→ **THE PROBLEM**: Return the lines below exactly, from the first line to the line that contains "source = '资料来源：WIND，海通证券研究所，剔除港股'". Leave out pictures.

## start SUPPLIED MATERIAL

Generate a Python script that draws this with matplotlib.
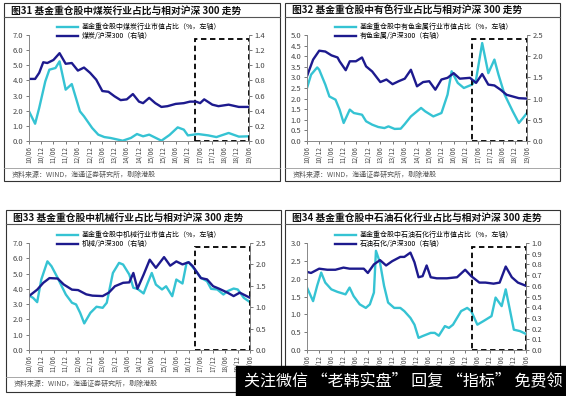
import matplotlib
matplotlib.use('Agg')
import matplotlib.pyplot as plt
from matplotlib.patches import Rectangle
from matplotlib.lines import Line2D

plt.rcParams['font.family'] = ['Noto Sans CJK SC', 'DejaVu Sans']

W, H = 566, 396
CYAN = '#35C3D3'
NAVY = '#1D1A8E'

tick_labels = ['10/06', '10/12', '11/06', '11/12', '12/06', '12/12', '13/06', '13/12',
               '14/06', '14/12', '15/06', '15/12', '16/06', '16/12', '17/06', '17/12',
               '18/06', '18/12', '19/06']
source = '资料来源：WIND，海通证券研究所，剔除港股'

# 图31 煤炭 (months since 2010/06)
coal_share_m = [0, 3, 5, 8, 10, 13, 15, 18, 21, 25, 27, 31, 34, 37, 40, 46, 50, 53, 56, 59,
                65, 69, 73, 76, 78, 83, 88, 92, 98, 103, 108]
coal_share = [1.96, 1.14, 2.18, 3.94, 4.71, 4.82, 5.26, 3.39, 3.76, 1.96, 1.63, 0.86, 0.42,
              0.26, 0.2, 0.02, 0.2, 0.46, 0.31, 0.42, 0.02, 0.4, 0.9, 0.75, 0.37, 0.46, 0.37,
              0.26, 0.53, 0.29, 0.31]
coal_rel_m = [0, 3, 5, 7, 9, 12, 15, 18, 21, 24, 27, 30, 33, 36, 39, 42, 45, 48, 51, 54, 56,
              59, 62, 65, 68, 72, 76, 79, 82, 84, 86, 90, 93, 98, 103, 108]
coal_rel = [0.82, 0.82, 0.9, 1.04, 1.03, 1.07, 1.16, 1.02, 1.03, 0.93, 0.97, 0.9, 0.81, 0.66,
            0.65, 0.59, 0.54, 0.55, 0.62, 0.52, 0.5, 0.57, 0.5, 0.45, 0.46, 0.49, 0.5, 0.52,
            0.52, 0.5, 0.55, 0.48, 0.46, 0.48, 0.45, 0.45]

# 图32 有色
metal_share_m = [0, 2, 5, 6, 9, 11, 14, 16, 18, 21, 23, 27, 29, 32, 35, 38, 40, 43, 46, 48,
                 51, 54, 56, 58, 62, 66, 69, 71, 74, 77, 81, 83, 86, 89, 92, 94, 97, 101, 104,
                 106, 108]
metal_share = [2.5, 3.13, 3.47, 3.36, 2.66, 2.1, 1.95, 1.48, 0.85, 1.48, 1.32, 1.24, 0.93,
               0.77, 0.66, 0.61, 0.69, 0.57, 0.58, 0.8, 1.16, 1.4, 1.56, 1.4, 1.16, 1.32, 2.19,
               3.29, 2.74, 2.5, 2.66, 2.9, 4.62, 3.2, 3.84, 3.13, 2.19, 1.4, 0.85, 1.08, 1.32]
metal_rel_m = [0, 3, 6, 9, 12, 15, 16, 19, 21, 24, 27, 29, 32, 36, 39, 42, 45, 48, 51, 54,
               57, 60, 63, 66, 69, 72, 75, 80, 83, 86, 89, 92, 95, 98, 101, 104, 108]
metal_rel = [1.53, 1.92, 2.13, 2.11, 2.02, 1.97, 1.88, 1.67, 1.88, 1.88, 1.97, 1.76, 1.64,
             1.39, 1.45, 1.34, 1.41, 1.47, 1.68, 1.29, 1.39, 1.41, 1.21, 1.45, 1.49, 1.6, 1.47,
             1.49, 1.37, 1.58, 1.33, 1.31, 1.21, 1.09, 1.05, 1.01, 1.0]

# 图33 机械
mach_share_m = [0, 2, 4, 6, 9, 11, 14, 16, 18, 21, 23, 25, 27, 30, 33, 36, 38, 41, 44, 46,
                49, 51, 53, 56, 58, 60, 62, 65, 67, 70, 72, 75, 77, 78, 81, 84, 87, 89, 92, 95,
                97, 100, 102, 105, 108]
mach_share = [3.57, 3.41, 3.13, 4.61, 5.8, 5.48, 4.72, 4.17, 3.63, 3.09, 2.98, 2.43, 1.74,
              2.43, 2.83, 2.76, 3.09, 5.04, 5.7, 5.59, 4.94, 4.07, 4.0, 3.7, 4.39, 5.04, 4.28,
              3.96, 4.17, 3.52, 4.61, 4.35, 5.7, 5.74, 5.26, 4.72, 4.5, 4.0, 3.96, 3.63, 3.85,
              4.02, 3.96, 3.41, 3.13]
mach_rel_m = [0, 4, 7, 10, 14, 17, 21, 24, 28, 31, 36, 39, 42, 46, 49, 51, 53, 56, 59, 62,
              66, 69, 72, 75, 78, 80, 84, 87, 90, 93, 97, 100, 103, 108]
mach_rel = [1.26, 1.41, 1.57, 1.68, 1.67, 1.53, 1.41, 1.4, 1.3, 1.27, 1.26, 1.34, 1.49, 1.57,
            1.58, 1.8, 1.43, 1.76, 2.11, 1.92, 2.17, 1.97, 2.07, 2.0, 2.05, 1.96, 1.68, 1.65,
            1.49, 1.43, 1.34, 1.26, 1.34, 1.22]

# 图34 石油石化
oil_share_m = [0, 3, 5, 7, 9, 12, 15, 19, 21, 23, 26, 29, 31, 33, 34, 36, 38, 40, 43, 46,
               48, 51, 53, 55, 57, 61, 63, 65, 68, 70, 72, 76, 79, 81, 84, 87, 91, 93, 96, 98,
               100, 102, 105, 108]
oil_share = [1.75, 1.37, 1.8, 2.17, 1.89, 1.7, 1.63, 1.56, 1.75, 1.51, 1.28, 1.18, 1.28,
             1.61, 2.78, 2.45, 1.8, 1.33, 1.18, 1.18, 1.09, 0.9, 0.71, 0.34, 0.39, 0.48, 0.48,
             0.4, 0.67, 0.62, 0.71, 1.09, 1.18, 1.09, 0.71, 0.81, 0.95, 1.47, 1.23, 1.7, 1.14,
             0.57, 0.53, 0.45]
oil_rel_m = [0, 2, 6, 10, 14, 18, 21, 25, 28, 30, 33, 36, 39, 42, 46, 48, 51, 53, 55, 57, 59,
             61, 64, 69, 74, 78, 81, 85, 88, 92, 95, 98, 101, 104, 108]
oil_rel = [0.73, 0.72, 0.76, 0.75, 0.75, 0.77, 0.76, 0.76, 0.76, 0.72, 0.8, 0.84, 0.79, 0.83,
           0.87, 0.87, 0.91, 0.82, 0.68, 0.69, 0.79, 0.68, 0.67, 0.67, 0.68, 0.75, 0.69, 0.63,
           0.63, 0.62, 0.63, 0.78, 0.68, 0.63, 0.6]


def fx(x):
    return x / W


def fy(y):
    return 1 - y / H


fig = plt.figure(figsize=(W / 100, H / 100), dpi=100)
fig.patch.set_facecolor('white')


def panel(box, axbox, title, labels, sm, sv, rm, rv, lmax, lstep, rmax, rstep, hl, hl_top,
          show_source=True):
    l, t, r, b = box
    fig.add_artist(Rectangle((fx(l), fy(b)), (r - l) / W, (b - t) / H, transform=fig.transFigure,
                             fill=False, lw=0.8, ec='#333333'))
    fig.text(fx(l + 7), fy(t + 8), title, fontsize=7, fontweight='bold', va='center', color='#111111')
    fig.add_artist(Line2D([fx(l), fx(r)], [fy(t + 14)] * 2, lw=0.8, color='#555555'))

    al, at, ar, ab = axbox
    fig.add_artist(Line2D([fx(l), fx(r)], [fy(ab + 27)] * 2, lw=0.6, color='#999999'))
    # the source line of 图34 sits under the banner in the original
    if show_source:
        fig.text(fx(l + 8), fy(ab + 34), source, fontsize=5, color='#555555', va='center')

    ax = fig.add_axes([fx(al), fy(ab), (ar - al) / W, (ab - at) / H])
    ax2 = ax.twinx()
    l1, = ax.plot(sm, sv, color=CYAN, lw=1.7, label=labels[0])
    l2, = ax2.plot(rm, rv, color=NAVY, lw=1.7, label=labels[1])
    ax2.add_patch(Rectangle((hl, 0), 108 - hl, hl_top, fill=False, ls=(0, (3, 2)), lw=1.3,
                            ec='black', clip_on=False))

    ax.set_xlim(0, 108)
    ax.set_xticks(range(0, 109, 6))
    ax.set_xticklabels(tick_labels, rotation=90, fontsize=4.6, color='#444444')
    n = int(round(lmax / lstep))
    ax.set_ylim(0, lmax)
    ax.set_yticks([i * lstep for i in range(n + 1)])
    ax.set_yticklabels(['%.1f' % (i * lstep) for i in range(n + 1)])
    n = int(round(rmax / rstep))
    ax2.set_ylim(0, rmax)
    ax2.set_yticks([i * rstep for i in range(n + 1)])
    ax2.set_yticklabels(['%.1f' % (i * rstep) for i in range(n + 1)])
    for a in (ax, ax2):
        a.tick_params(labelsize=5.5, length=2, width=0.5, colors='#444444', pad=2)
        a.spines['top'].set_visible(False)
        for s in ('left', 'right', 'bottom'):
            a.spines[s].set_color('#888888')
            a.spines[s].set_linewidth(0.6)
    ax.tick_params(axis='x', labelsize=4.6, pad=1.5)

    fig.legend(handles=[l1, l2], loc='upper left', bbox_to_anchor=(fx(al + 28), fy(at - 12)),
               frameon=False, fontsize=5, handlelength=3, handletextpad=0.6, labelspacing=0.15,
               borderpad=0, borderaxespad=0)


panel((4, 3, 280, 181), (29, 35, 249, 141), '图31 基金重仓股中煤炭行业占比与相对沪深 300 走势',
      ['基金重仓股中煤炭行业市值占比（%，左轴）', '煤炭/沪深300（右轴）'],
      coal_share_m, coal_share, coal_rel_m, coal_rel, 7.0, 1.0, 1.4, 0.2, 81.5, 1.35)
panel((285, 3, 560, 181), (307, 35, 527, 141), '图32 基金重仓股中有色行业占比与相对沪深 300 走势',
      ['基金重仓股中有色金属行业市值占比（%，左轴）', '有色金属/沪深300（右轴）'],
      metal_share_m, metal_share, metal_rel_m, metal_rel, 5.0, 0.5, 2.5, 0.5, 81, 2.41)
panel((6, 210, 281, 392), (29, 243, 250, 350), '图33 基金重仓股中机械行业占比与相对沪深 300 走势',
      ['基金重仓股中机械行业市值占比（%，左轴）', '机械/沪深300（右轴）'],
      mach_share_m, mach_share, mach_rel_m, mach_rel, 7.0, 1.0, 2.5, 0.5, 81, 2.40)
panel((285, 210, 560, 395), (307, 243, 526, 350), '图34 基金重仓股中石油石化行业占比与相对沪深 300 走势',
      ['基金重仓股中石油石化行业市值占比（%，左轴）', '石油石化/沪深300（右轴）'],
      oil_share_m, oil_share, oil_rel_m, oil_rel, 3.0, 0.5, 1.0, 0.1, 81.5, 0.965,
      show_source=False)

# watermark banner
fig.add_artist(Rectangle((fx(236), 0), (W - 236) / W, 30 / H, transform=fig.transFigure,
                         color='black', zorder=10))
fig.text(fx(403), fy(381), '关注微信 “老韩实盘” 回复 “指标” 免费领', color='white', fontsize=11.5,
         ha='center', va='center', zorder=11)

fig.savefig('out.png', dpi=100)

## end SUPPLIED MATERIAL

→ **COMPLETED EXERCISE**:
Generate a Python script that draws this with matplotlib.
import matplotlib
matplotlib.use('Agg')
import matplotlib.pyplot as plt
from matplotlib.patches import Rectangle
from matplotlib.lines import Line2D

plt.rcParams['font.family'] = ['Noto Sans CJK SC', 'DejaVu Sans']

W, H = 566, 396
CYAN = '#35C3D3'
NAVY = '#1D1A8E'

tick_labels = ['10/06', '10/12', '11/06', '11/12', '12/06', '12/12', '13/06', '13/12',
               '14/06', '14/12', '15/06', '15/12', '16/06', '16/12', '17/06', '17/12',
               '18/06', '18/12', '19/06']
source = '资料来源：WIND，海通证券研究所，剔除港股'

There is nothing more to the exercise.